Pedestrian view from proposed "Hybrid" bridge, courtesy Rosales + Partners/Schlaich Bergermann and Partner LP
Brian Libby at
Portland
Architecture has a great follow up on the
hybrid
bridge unveiling. I couldn't make it but this more detailed design is much
better and Rosales is correct in that this hybrid cablestay/suspension design
is more transparent experience for users (see above) than the
wave
design. My overall concern centers around how this future Portland icon
is getting less aesthetic attention things like former
Mayor
Potter's beard or Randy Leonard's bass-akwards
fixation
on a neon sign. Aesthetics matter and it seems like design is trying to
be snuck in through the back door of the discussion. This is the same problem
with the
I-5 bridge, which needs a top tier architect to pull off with any kind of
hope for success.
Barry Johnson over at the Oregonian, is also discussing Willamette bridge appropriateness
with
some
good thoughts. Still, his focus on height is a bit of a red herring, it's
about a design that stands up to context rather than pandering to it. A more
tailored cable stay design could be even more elegant and appropriate than the
wave or hybrid design and declare that pedestrians/bikes and mass transit are
the most celebrated modes of locomotion in the city. In my mind this bridge
was considered an engineering and budget driven project above all else. The
aesthetics are being added at the end... a kind of hail mary attempt by the
architect to save the process from itself . That strategy is appropriate for
the architect but frankly it's bad for a "city planning"... ironically
what the bridge will come to symbolize. All things considered this "hybrid"

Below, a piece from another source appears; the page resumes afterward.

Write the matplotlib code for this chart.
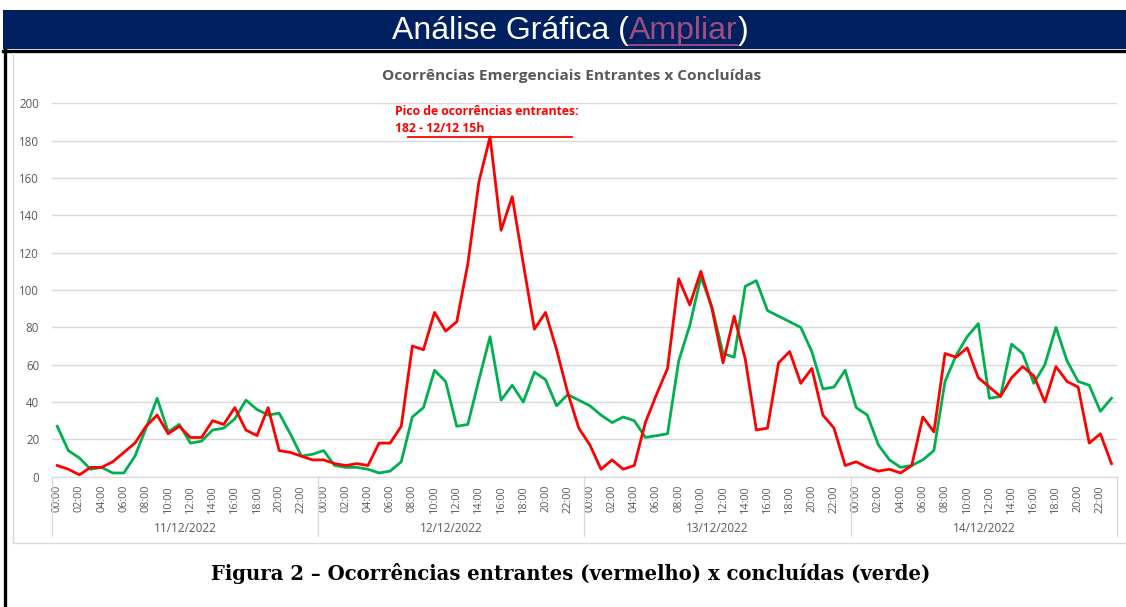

design should be Trimet's first choice (let's see).
All that that said this Willamette span issue clears the path for
stronger
discussion of the I-5 bridge, which is currently a blind man's elephant
in dire need of an architectural competition to gain clarity.
Touchstone's I-5 design ideas a-la-Vancouver are frankly A JOKE that Portland can't take seriously, it looks like a damn casino, not a bridge. Also, the Oregonian
still requires a real architecture critic to take the lead in this discussion,
healthy civics require major and experienced critical framing. Art criticism
is more of an insiders game and PORT is just offering an aesthetic assessment
on a larger issue... our focus makes us more limited in major civic discussions.
Important yes, but we are just voices from the vis art community.